Infosys Technologies office campus in Bangalore. Photo: AFP
The Infosys Technologies campus in Bangalore. Photo: AFP

India’s information technology industry, which has allowed most of its employees to work from home in during the coronavirus pandemic, is wary of bringing them back to the office. Though the government has issued a directive allowing 50% of IT sector employees to return to the office, the industry body National Association of Software and Service Companies has urged companies to exercise caution.

It pointed out that companies have been able to maintain productivity while its employees work from home and wants firms to bring employees back in a phased manner. It has suggested that only 15-20% of the workforce should return to the office by the end of June.

The software companies are also anxious. They feel if employees are allowed to return to the office and one of them becomes infected, the lives of other staffers will be in danger. It will also lead to workflow disruption and additional costs as the office will have to be shut down for fumigation and other employees will have to be quarantined.
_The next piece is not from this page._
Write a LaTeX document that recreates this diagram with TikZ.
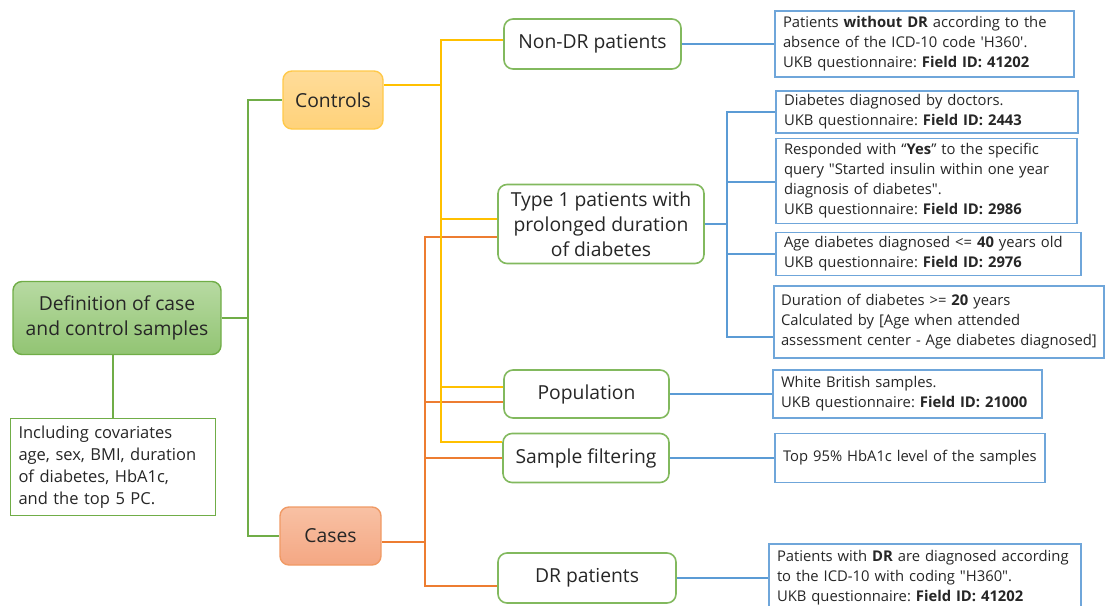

Though some companies are looking to start skeletal office operations after May 17, when the current lockdown is supposed to end, many others want to wait till May 31. The current lockdown began on March 25 and was extended twice, first on April 14 and again on May 3.

Thus employees returning to the office will depend on key factors such as the criticality of their roles, social distancing norms and the length of commute involved. New travel safety norms will mandate fewer passengers in each vehicle and this will also push up costs.

Meanwhile, the current work-from-home norm is proving to be a mixed bag. A survey by consulting firm Deloitte indicates that though individual productivity has gone up, it has affected overall business productivity.

After surveying 42 chief executives, the company said 60% reported an increase in individual employee productivity, but 99% indicated that business productivity dropped.

However, most CXOs were surprised by the agility of their organizations and people. The ready adoption of video conferencing app Zoom and an increase in workforce online catch-ups such as town halls and digital parties have impressed many CXOs.

While working from home may have eliminated the inconvenience of daily commutes, many complain of long working hours, depression, anxiety and panic attacks. Companies such as Tata Steel and Mahindra & Mahindra are seeking professional help to address the issue, Economic Times reported. Counseling firms are witnessing a surge in the number of clients. One such firm,, claims it added 40 new clients in April alone.

For many employees working from home has given rise to a host of new challenges, including social isolation and juggling office work with taking care of children and elders. The general uncertainty over jobs and health fears related to the Covid-19 pandemic are adding to their stress. It has also aggravated many pre-existing problems such as substance abuse, obsessive compulsive disorder and hypochondria.